La réforme consacre à nouveau le statut particulier du notaire, professionnel libéral du droit mais aussi détenteur d’une parcelle de la puissance publique. Cette double fonction lui confère traditionnellement un rôle d’auditeur de la légalité des situations qu’il connaît. Il est, en cela, un « magistrat de l’amiable ».
Les notaires devraient se réjouir de cette nouvelle reconnaissance de leur identité particulière au sein de notre société, à l’heure où la réforme de leurs conditions d’installation et de leur tarif se met en œuvre difficilement.

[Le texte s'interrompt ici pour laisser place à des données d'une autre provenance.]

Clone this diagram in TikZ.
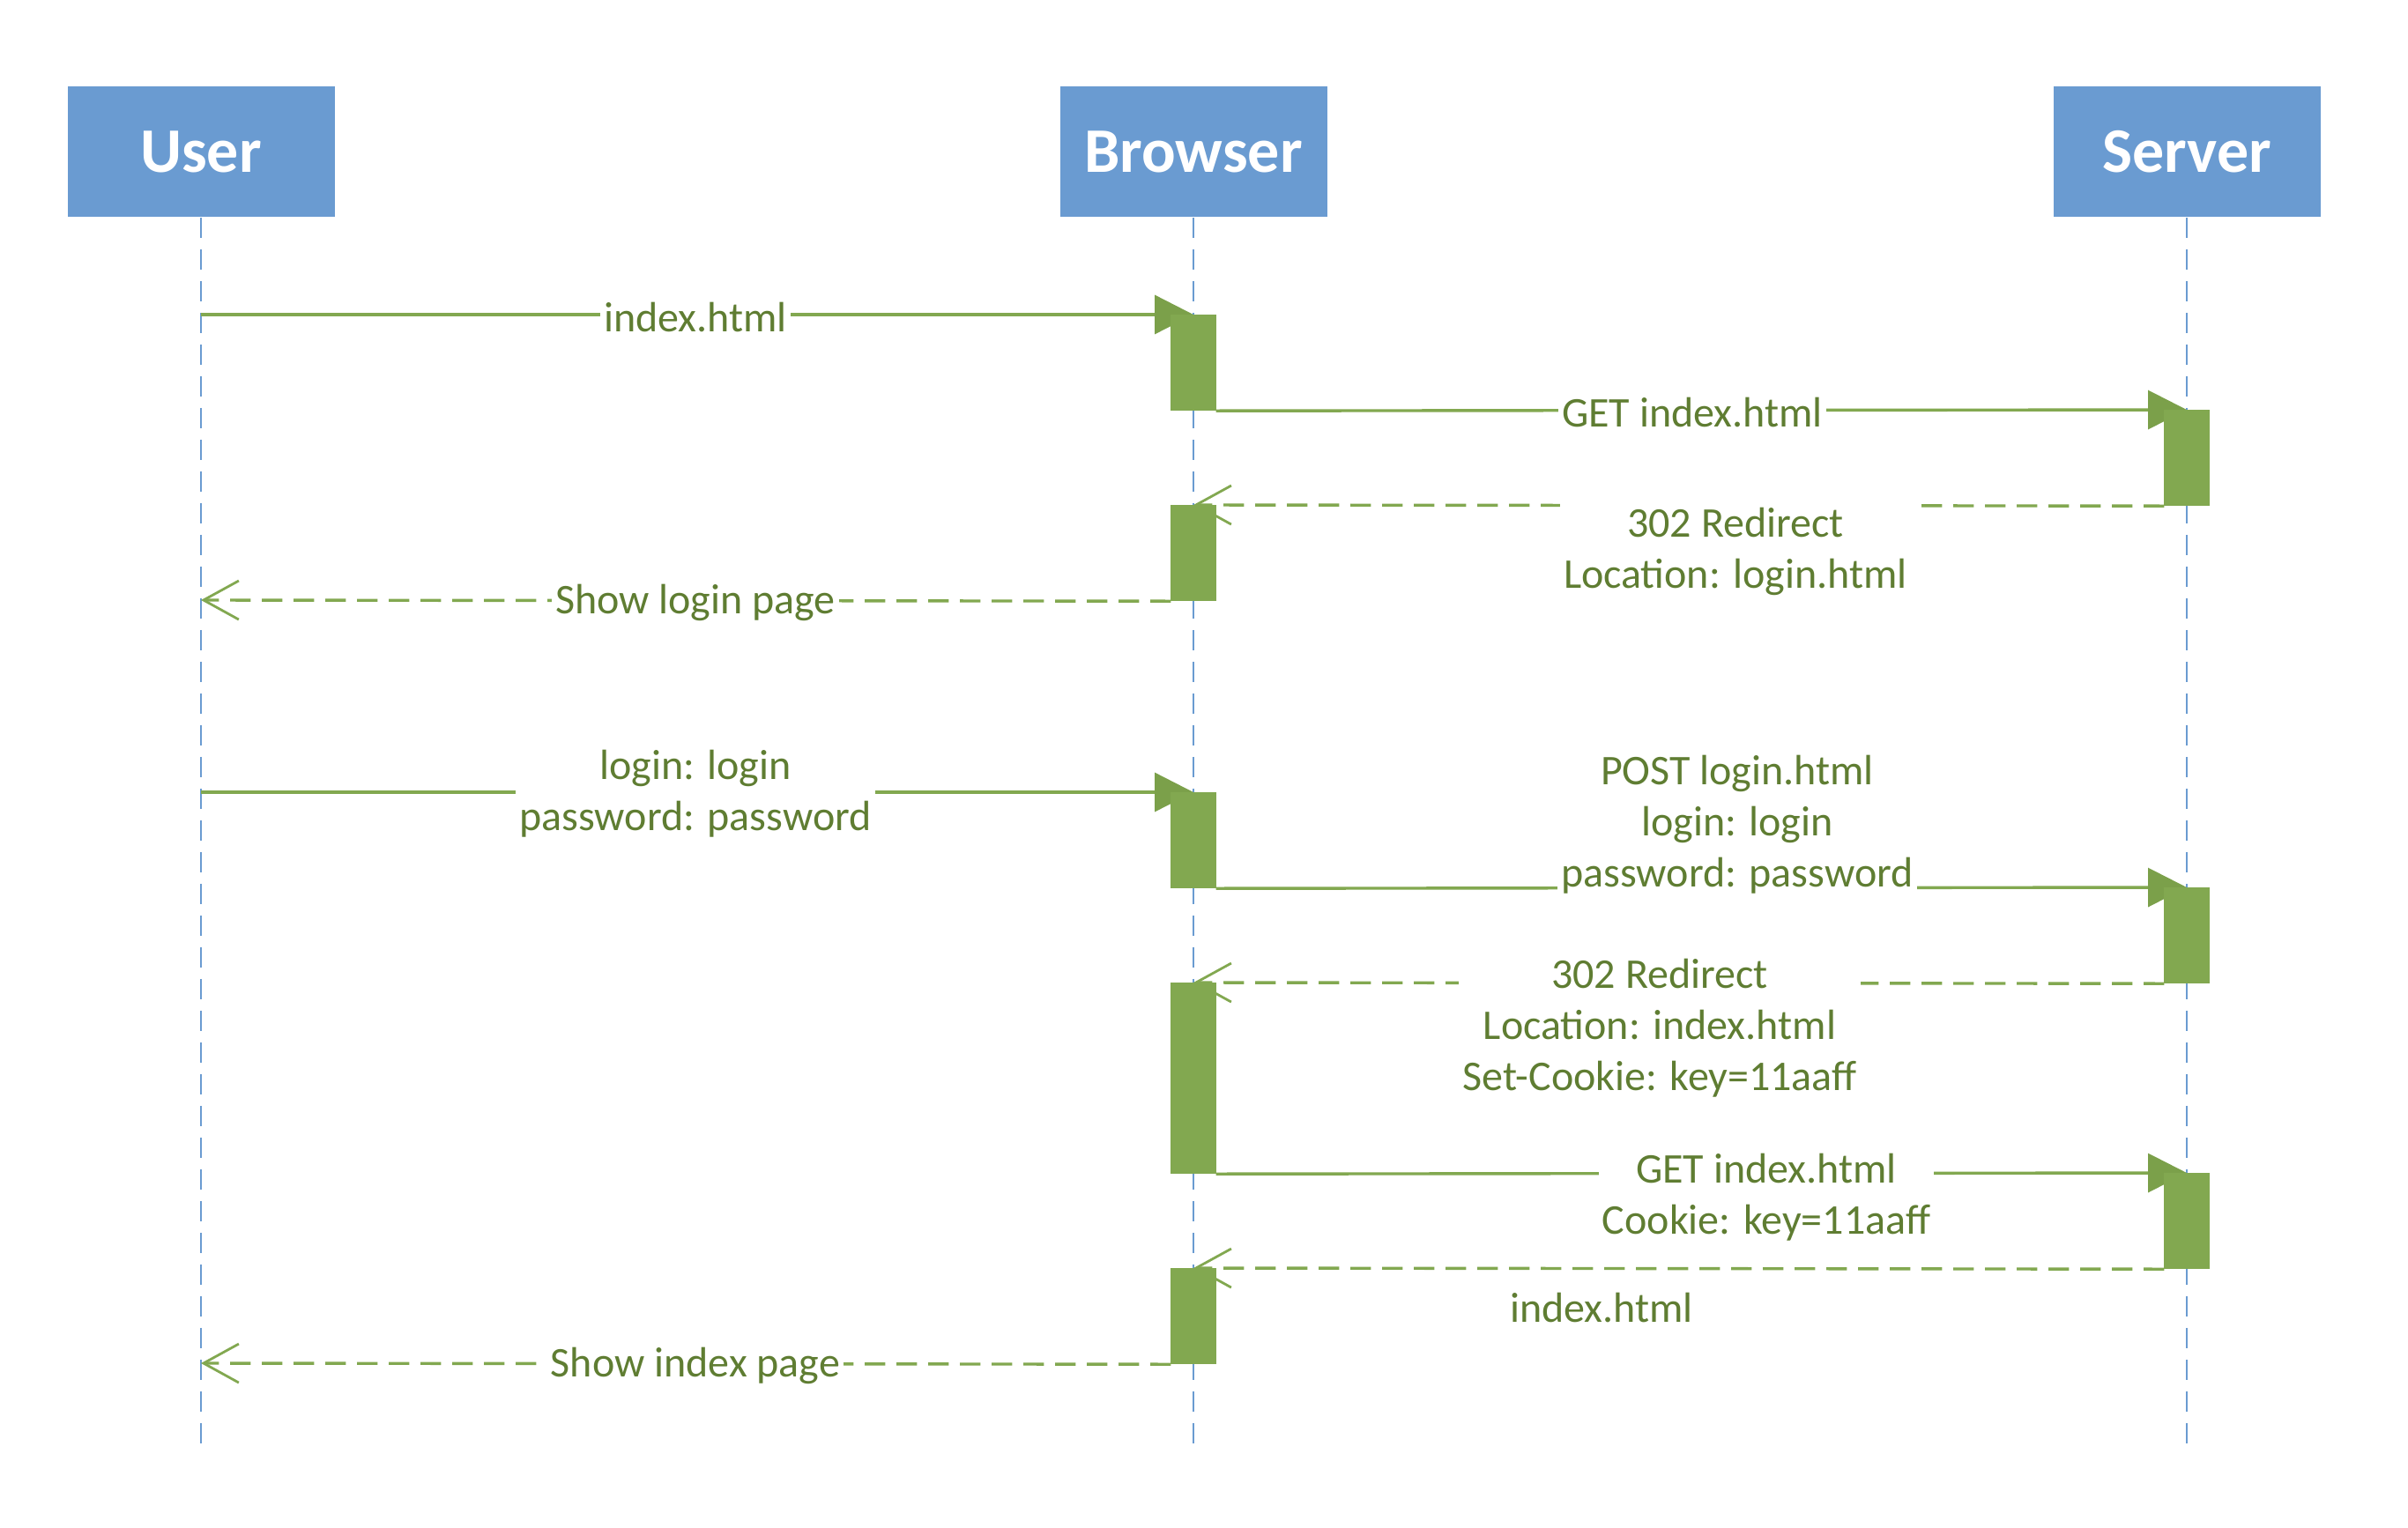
\documentclass[tikz,border=0pt]{standalone}
\usepackage{fontspec}
\setmainfont{Carlito}
\usetikzlibrary{arrows.meta}
\definecolor{hdr}{HTML}{6A9BD1}
\definecolor{grn}{HTML}{82A850}
\definecolor{grnd}{HTML}{7BA04A}
\definecolor{txt}{HTML}{5F7D32}
\pgfdeclarelayer{bg}
\pgfsetlayers{bg,main}
\begin{document}
\begin{tikzpicture}[x=0.25pt,y=-0.25pt,
  hdrbox/.style={fill=hdr, text=white, font=\fontsize{18}{22}\selectfont\bfseries, minimum width=75.75pt, minimum height=37pt, inner sep=0pt},
  life/.style={draw=hdr, line width=0.7pt, dash pattern=on 5.8pt off 3.2pt},
  actbar/.style={fill=grn, draw=grn, line width=0.3pt, minimum width=12.5pt, inner sep=0pt, anchor=north},
  call/.style={draw=grn, line width=0.85pt, -{Triangle[length=11pt,width=11pt,fill=grnd,color=grnd]}},
  ret/.style={draw=grn, line width=0.85pt, dash pattern=on 5.8pt off 3.2pt, -{Straight Barb[length=10pt,width=11pt,line width=0.7pt]}},
  lbl/.style={fill=white, text=txt, font=\fontsize{12}{14.5}\selectfont, align=center, inner xsep=1pt, inner ysep=2pt}]
\useasboundingbox (0,0) rectangle (2732,1734);
% headers
\node[hdrbox] (user) at (228,172) {User};
\node[hdrbox] (browser) at (1354,172) {Browser};
\node[hdrbox] (server) at (2481,172) {Server};
\coordinate (uend) at (228,1641);
\coordinate (bend) at (1354,1641);
\coordinate (send) at (2481,1641);
% activation bars
\node[actbar, minimum height=27pt] (b1) at (1354,357) {};
\node[actbar, minimum height=27pt] (s1) at (2481,465) {};
\node[actbar, minimum height=27pt] (b2) at (1354,573) {};
\node[actbar, minimum height=27pt] (b3) at (1354,899) {};
\node[actbar, minimum height=27pt] (s2) at (2481,1007) {};
\node[actbar, minimum height=54pt] (b4) at (1354,1115) {};
\node[actbar, minimum height=27pt] (s3) at (2481,1331) {};
\node[actbar, minimum height=27pt] (b5) at (1354,1439) {};
\coordinate (u1) at (228,357);
\coordinate (u2) at (228,681);
\coordinate (u3) at (228,899);
\coordinate (u5) at (228,1547);
\begin{pgfonlayer}{bg}
\draw[life] (user.south) -- (uend);
\draw[life] (browser.south) -- (bend);
\draw[life] (server.south) -- (send);
\draw[call] (u1) -- (b1.north);
\draw[call] (b1.south east) -- (s1.north);
\draw[call] (u3) -- (b3.north);
\draw[call] (b3.south east) -- (s2.north);
\draw[call] (b4.south east) -- (s3.north);
\end{pgfonlayer}
% returns
\draw[ret] (s1.south west) -- (b2.north);
\draw[ret] (b2.south west) -- (u2);
\draw[ret] (s2.south west) -- (b4.north);
\draw[ret] (s3.south west) -- (b5.north);
\draw[ret] (b5.south west) -- (u5);
% labels
\node[lbl] (l1) at (789,360) {index.html};
\node[lbl] (l2) at (1920,468) {GET index.html};
\node[lbl] (l3) at (1969,626) {302 Redirect\\Location: login.html};
\node[lbl] (l4) at (789,684) {Show login page};
\node[lbl] (l5) at (789,901) {login: login\\password: password};
\node[lbl] (l6) at (1971,936) {POST login.html\\login: login\\password: password};
\node[lbl] (l7) at (1883,1167) {302 Redirect\\Location: index.html\\Set-Cookie: key=11aaff};
\node[lbl] (l8) at (2004,1359) {GET index.html\\Cookie: key=11aaff};
\node[lbl] (l9) at (1817,1484) {index.html};
\node[lbl] (l10) at (789,1550) {Show index page};
\end{tikzpicture}
\end{document}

Il ne faut donc pas se méprendre sur la mission qui leur a été confiée en matière de divorce. Certes, il ne s’agit pas, pour ces professionnels, de prendre la place de l’avocat, celle du juge ou celle de l’officier d’état civil. Mais ceux qui voudraient positionner l’intervention des notaires par référence à celle d’un greffier se tromperaient également. Les notaires ne l’accepteraient pas, mais les époux non plus. Car le divorce reste un acte grave.
"Une intervention de l'État assurée par le notaire"
On peut être d’accord pour divorcer, mais cet accord ne peut rompre le mariage par le seul effet d’un accord contractuel. Au-delà du lien entre deux personnes, c’est une famille qui se défait, avec souvent des enfants, c’est une institution sociale qui est supprimée. Cela rend nécessaire une intervention de l’Etat que le notaire va assurer. Un peu comme au moment du mariage, et probablement parce qu’il n’y a pas davantage d’accord total, que de divorce heureux, avec ou sans enfant, le contrat de divorce doit être enregistré par un délégataire de l’autorité publique.
Il n’était certes plus utile de compliquer le divorce par le maintien de procédures inutilement complexes. Mais il ne fallait pas davantage banaliser le divorce au risque de banaliser encore plus un mariage concurrencé, déjà, par le PACS.
Les difficultés de la justice ont conduit au retrait du juge en matière de divorce et l’évolution de notre société le rend acceptable par l’opinion. Mais à la condition d’une solennité protectrice. Au-delà des termes de la loi, l’application concrète de la réforme du divorce par consentement mutuel permettra de refléter la capacité de notre société et de ses communautés juridiques à régir ses relations civiles sans le recours au juge.